Having done all that diplomatic legwork, he can then explain to his counterparts that any new treaty will have to be approved by British voters in a referendum. That will concentrate minds around the Council of Ministers' table. And, if absolutely necessary, he can remind them that he has a veto and he's not afraid to use it.

For it's becoming increasingly obvious that Cameron will have to offer voters a referendum on the EU, even if the new treaty does not involve a significant transfer of power to Brussels. Naked politics demand it: Conservative members are defecting to UKIP in droves and the Tories will surely have to promise a referendum in time for the 2014 European elections.
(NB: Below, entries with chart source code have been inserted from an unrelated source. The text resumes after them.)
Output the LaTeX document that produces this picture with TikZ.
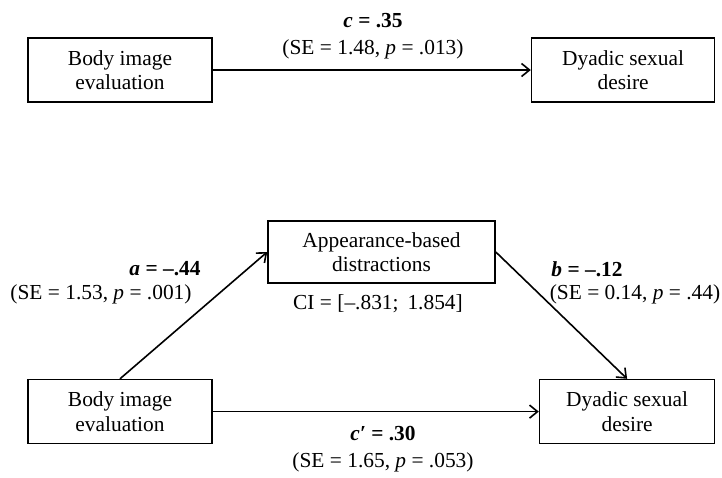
\documentclass[tikz,border=0pt]{standalone}
\usepackage{fontspec}
\setmainfont{Liberation Serif}
\usetikzlibrary{arrows.meta,positioning}

\begin{document}
\begin{tikzpicture}[x=0.5pt,y=-0.5pt,font=\fontsize{10.7}{12.2}\selectfont]
\tikzstyle{arrow}=[-{Straight Barb[length=4pt,width=6.5pt]},line width=0.8pt];
\tikzstyle{var}=[draw,line width=0.8pt,align=center,minimum height=32pt,inner sep=0pt];
\tikzstyle{coef}=[align=center,inner sep=0pt];
\useasboundingbox (0,0) rectangle (722,477);
% total effect
\node (body1) [var,minimum width=92pt] at (120,70) {Body image\\evaluation};
\node (desire1) [var,minimum width=91.5pt,right=159pt of body1] {Dyadic sexual\\desire};
\node (ctot) [coef] at (373,36) {\textbf{\textit{c} = .35}\\[1.6pt](SE = 1.48, \textit{p} = .013)};
% mediation model
\node (distr) [var,minimum width=113.5pt,minimum height=31pt] at (381.5,252) {Appearance-based\\distractions};
\node (body2) [var,minimum width=92pt,below=138pt of body1] {Body image\\evaluation};
\node (desire2) [var,minimum width=87.5pt,right=163pt of body2] {Dyadic sexual\\desire};
\node (apath) [coef] at (165,269) {\textbf{\textit{a} = –.44}};
\node (ase) [coef] at (101,294) {(SE = 1.53, \textit{p} = .001)};
\node (bpath) [coef] at (587,269) {\textbf{\textit{b} = –.12}};
\node (bse) [coef] at (635,294) {(SE = 0.14, \textit{p} = .44)};
\node (ci) [coef] at (378,304) {CI = [–.831;\, 1.854]};
\node (cdir) [coef] at (383,449) {\textbf{\textit{c′} = .30}\\[1.6pt](SE = 1.65, \textit{p} = .053)};
\draw [arrow] (body1) -- (desire1);
\draw [arrow] (body2.north) -- (distr.west);
\draw [arrow] (distr.east) -- (desire2.north);
\draw [arrow] (body2) -- (desire2);
\end{tikzpicture}
\end{document}
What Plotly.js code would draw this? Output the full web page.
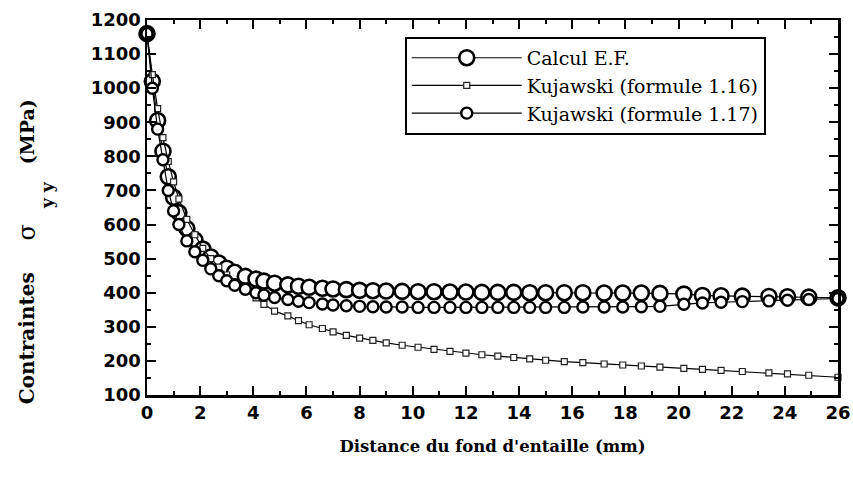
<!DOCTYPE html>
<html>
<head>
<meta charset="utf-8">
<script src="https://cdn.plot.ly/plotly-3.0.1.min.js"></script>
<style>
  html, body { margin: 0; padding: 0; background: #ffffff; }
  #chart { width: 853px; height: 478px; }
</style>
</head>
<body>
<div id="chart"></div>
<script>
// Distance from the notch root (mm)
const distance = [0, 0.2, 0.4, 0.6, 0.8, 1.0, 1.2, 1.5, 1.8, 2.1, 2.4, 2.7, 3.0, 3.3, 3.7, 4.1, 4.4, 4.8, 5.3, 5.7, 6.1, 6.6, 7.0, 7.5, 8.0, 8.5, 9.0, 9.6, 10.2, 10.8, 11.4, 12.0, 12.6, 13.2, 13.8, 14.4, 15.0, 15.7, 16.4, 17.2, 17.9, 18.6, 19.3, 20.2, 20.9, 21.6, 22.4, 23.4, 24.1, 24.9, 26.0];

// Calcul E.F. (MPa)
const calculEF = [1160, 1020, 905, 815, 740, 680, 635, 588, 555, 528, 505, 487, 472, 460, 448, 440, 434, 428, 423, 419, 416, 413, 411, 409, 407, 406, 405, 404, 403, 403, 402, 402, 401, 401, 401, 400, 400, 400, 400, 399, 399, 399, 398, 396, 392, 391, 390, 389, 388, 387, 385];

// Kujawski (formule 1.16) (MPa)
const kujawski116 = [1160, 1040, 940, 855, 785, 725, 675, 615, 570, 530, 500, 475, 452, 432, 405, 385, 366, 346, 332, 318, 306, 295, 285, 275, 267, 260, 253, 246, 240, 234, 228, 223, 218, 214, 210, 206, 202, 198, 195, 191, 188, 185, 182, 178, 175, 172, 169, 165, 162, 158, 152];

// Kujawski (formule 1.17) (MPa)
const kujawski117 = [1160, 1000, 880, 790, 700, 640, 600, 552, 520, 495, 470, 450, 435, 422, 410, 400, 393, 386, 380, 375, 371, 367, 364, 362, 360, 359, 358, 358, 357, 357, 357, 357, 357, 357, 357, 357, 357, 357, 358, 358, 358, 359, 360, 366, 370, 372, 374, 376, 378, 380, 383];

const seriesNames = ['Calcul E.F.', 'Kujawski (formule 1.16)', 'Kujawski (formule 1.17)'];
const xTickVals = [0, 2, 4, 6, 8, 10, 12, 14, 16, 18, 20, 22, 24, 26];
const yTickVals = [100, 200, 300, 400, 500, 600, 700, 800, 900, 1000, 1100, 1200];
const xTitle = "Distance du fond d'entaille (mm)";
const yTitleParts = ['Contraintes', 'σ', 'y y', '(MPa)'];

const lineStyle = { color: '#000000', width: 1.2 };

const traces = [
  {
    x: distance, y: calculEF, name: seriesNames[0],
    type: 'scatter', mode: 'lines+markers', cliponaxis: false,
    line: lineStyle,
    marker: { symbol: 'circle', size: 15, color: '#ffffff', line: { color: '#000000', width: 2.6 } }
  },
  {
    x: distance, y: kujawski116, name: seriesNames[1],
    type: 'scatter', mode: 'lines+markers', cliponaxis: false,
    line: lineStyle,
    marker: { symbol: 'square', size: 6, color: '#ffffff', line: { color: '#222222', width: 1.2 } }
  },
  {
    x: distance, y: kujawski117, name: seriesNames[2],
    type: 'scatter', mode: 'lines+markers', cliponaxis: false,
    line: lineStyle,
    marker: { symbol: 'circle', size: 11, color: '#ffffff', line: { color: '#000000', width: 2.4 } }
  }
];

const tickFont = { family: 'DejaVu Sans, Arial, sans-serif', size: 18, color: '#000000', weight: 'bold' };
const serifBold = 'DejaVu Serif, Times New Roman, serif';

const yTitleAnn = (text, x, y, yanchor, size, weight) => ({
  text: text, xref: 'paper', yref: 'paper', x: x, y: y,
  xanchor: 'center', yanchor: yanchor, textangle: -90, showarrow: false,
  font: { family: serifBold, size: size, color: '#000000', weight: weight }
});

const layout = {
  width: 853, height: 478,
  margin: { l: 147, r: 15, t: 20, b: 83 },
  paper_bgcolor: '#ffffff', plot_bgcolor: '#ffffff',
  showlegend: true,
  legend: {
    x: 0.373, y: 0.955, xanchor: 'left', yanchor: 'top',
    bgcolor: '#ffffff', bordercolor: '#000000', borderwidth: 2,
    font: { family: 'DejaVu Serif, Times New Roman, serif', size: 19, color: '#000000' },
    itemwidth: 110, tracegroupgap: 0
  },
  xaxis: {
    range: [0, 26], tickmode: 'array', tickvals: xTickVals,
    ticks: 'inside', ticklen: 9, tickwidth: 2, tickcolor: '#000000',
    minor: { dtick: 1, ticks: 'inside', ticklen: 4, tickwidth: 2, tickcolor: '#000000' },
    showline: true, linecolor: '#000000', linewidth: 2.5, mirror: 'ticks',
    showgrid: false, zeroline: false,
    tickfont: tickFont,
    title: { text: xTitle, font: { family: serifBold, size: 16.5, color: '#000000', weight: 'bold' }, standoff: 19 }
  },
  yaxis: {
    range: [100, 1200], tickmode: 'array', tickvals: yTickVals,
    ticks: 'inside', ticklen: 9, tickwidth: 2, tickcolor: '#000000',
    minor: { dtick: 50, ticks: 'inside', ticklen: 4, tickwidth: 2, tickcolor: '#000000' },
    showline: true, linecolor: '#000000', linewidth: 2.5, mirror: 'ticks',
    showgrid: false, zeroline: false,
    tickfont: tickFont
  },
  annotations: [
    yTitleAnn(yTitleParts[0], -0.1737, -0.03, 'bottom', 20, 'bold'),
    yTitleAnn(yTitleParts[1], -0.1737, 0.433, 'middle', 24, 'normal'),
    yTitleAnn(yTitleParts[2], -0.145, 0.533, 'middle', 17, 'bold'),
    yTitleAnn(yTitleParts[3], -0.1737, 0.795, 'top', 19, 'bold')
  ]
};

Plotly.newPlot('chart', traces, layout, { displayModeBar: false, staticPlot: true });
</script>
</body>
</html>
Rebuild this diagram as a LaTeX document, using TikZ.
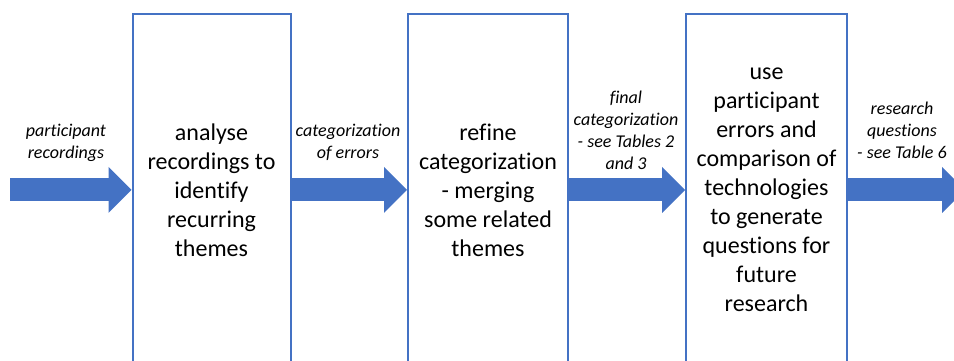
\documentclass[tikz,border=0pt]{standalone}
\usepackage{fontspec}
\setmainfont{Carlito}[Ligatures=NoCommon]
\usetikzlibrary{arrows.meta, positioning}
\definecolor{flowblue}{HTML}{4472C4}

\begin{document}
\begin{tikzpicture}[x=1pt, y=1pt,
    stage/.style={draw=flowblue, line width=2pt, minimum width=158pt, minimum height=352pt,
        align=center, font=\fontsize{24}{29}\selectfont},
    flow/.style={draw=flowblue, line width=23pt, -{Triangle[length=23pt, width=46pt, line width=0pt]}},
    lbl/.style={align=center, font=\fontsize{18}{22}\selectfont\itshape}]
    \clip (0,0) rectangle (954,361);

    % Stages
    \node[stage] (analyse) at (211.5,171) {analyse\\recordings to\\identify\\recurring\\themes};
    \node[stage, minimum width=160pt] (refine) at (488,171) {refine\\categorization\\- merging\\some related\\themes};
    \node[stage, minimum width=161pt] (generate) at (766.5,171) {use\\participant\\errors and\\comparison of\\technologies\\to generate\\questions for\\future\\research};

    % Flow between stages
    \coordinate (start) at (10,171);
    \coordinate (finish) at (965,171);
    \draw[flow] (start) -- (analyse);
    \draw[flow] (analyse) -- (refine);
    \draw[flow] (refine) -- (generate);
    \draw[flow] (generate) -- (finish);

    % Labels
    \node[lbl] (recordings) at (66,218) {participant\\recordings};
    \node[lbl] (categories) at (348,219) {categorization\\of errors};
    \node[lbl] (final) at (626,231) {final\\categorization\\- see Tables 2\\and 3};
    \node[lbl] (questions) at (902,231) {research\\questions\\- see Table 6};
\end{tikzpicture}
\end{document}
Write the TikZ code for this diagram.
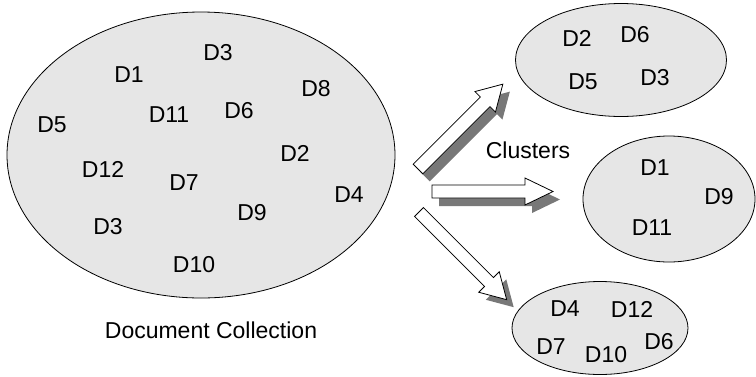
\documentclass[tikz,border=0pt]{standalone}
\usepackage{fontspec}
\setmainfont{Liberation Sans}
\usetikzlibrary{shapes.geometric}
\definecolor{blobfill}{HTML}{E6E6E6}
\definecolor{shadowgray}{HTML}{787878}
% block arrow outline: length, shaft half width, head half width, head length
\newcommand{\barrowpath}[4]{(0,-#2) -- (#1-#4,-#2) -- (#1-#4,-#3) -- (#1,0) -- (#1-#4,#3) -- (#1-#4,#2) -- (0,#2) -- cycle}
\tikzset{
  blob/.style={ellipse, draw=black, line width=0.8pt, fill=blobfill, inner sep=0pt},
  lbl/.style={font=\fontsize{23}{27}\selectfont, inner sep=0pt},
  arrowbody/.style={draw=black, line width=0.8pt, fill=white, line join=miter},
  arrowshadow/.style={fill=shadowgray}
}
\begin{document}
\begin{tikzpicture}[x=1pt,y=-1pt]
\useasboundingbox (0,0) rectangle (756,376);
% ellipses
\node[blob, minimum width=388pt, minimum height=286pt] (coll) at (201,155) {};
\node[blob, minimum width=211pt, minimum height=113pt] (c1) at (621,60) {};
\node[blob, minimum width=172pt, minimum height=126pt] (c2) at (669,199) {};
\node[blob, minimum width=176pt, minimum height=93pt] (c3) at (600,328) {};
% document collection labels
\node[lbl] (a3) at (218,53) {D3};
\node[lbl] (a1) at (129,75) {D1};
\node[lbl] (a8) at (316,89) {D8};
\node[lbl] (a11) at (169,115) {D11};
\node[lbl] (a6) at (239,111) {D6};
\node[lbl] (a5) at (52,125) {D5};
\node[lbl] (a2) at (295,153) {D2};
\node[lbl] (a12) at (103,169) {D12};
\node[lbl] (a7) at (184,183) {D7};
\node[lbl] (a4) at (349,195) {D4};
\node[lbl] (a9) at (252,213) {D9};
\node[lbl] (a3b) at (108,227) {D3};
\node[lbl] (a10) at (194,265) {D10};
\node[lbl] (cap) at (211,330) {Document Collection};
% cluster 1
\node[lbl] (b2) at (577,38) {D2};
\node[lbl] (b6) at (635,35) {D6};
\node[lbl] (b5) at (583,82) {D5};
\node[lbl] (b3) at (655,78) {D3};
% cluster 2
\node[lbl] (d1) at (655,168) {D1};
\node[lbl] (d9) at (719,197) {D9};
\node[lbl] (d11) at (652,228) {D11};
% cluster 3
\node[lbl] (e4) at (565,309) {D4};
\node[lbl] (e12) at (632,309) {D12};
\node[lbl] (e7) at (551,347) {D7};
\node[lbl] (e10) at (606,355) {D10};
\node[lbl] (e6) at (659,342) {D6};
% clusters label
\node[lbl] (clus) at (528,150) {Clusters};
% block arrows with drop shadows
\fill[arrowshadow, shift={(425,176.5)}, rotate=45] \barrowpath{120}{6.8}{14.5}{25};
\draw[arrowbody, shift={(418,169)}, rotate=45] \barrowpath{120}{6.8}{14.5}{25};
\fill[arrowshadow, shift={(439,199.5)}] \barrowpath{121}{6.5}{13.5}{28};
\draw[arrowbody, shift={(432,191.5)}] \barrowpath{121}{6.5}{13.5}{28};
\fill[arrowshadow, shift={(426,219.5)}, rotate=-45] \barrowpath{124}{6.3}{14.5}{25};
\draw[arrowbody, shift={(419,212)}, rotate=-45] \barrowpath{124}{6.3}{14.5}{25};
\end{tikzpicture}
\end{document}
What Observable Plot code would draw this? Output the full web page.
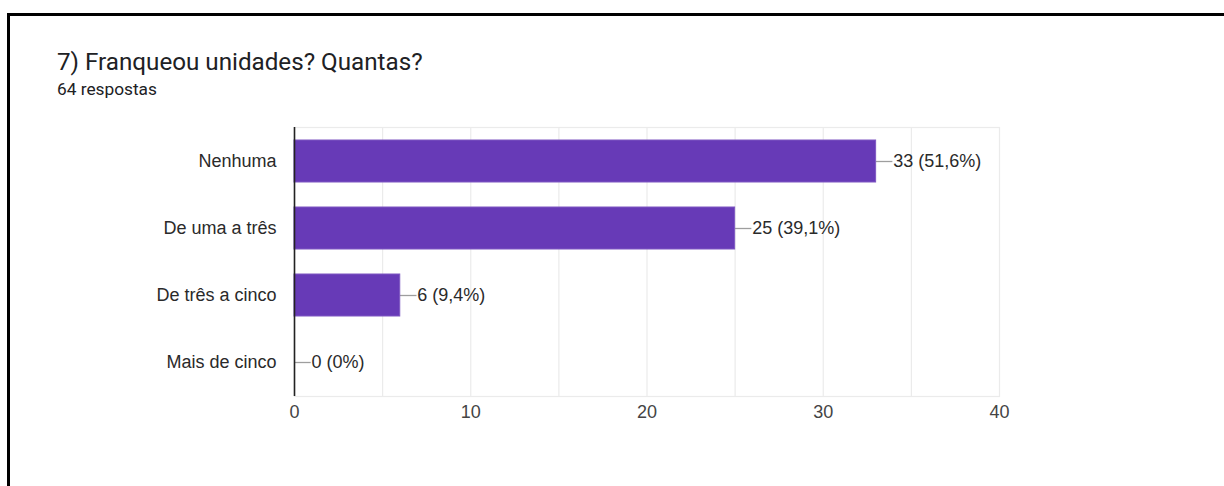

But it is also obvious to voters of all parties that this is the right thing to do when the shape of the EU is changing so dramatically.

Ed Miliband has hinted that a referendum might be in Labour's next manifesto, and his appointment of the eurosceptic Jon Cruddas to head his policy review makes that more likely. Nick Clegg has often promised a referendum in the past, and would find it hard to wriggle out now.

The referendum would not strictly be an in/out one, but a poll on any proposed new treaty. If this is a treaty which keeps the UK well away from more EU integration, protects us from being outvoted and reduces regulation in a few key areas, then the British people will probably support it, albeit with little enthusiasm. But if Cameron fails to secure strong enough safeguards, he will suffer a humiliating defeat, which could presage our leaving the EU.

So, as ever in Europe, a British Prime Minister's fate is at least partly in the hands of others. If the eurozone breaks up, Cameron will have to deal with the bloody consequences. If it tries to become one country, he will have to persuade its members to cut us some slack. Either way, though, he needs to set out a vision for a new Europe and then do some serious diplomacy if he is to have any chance of influencing the result.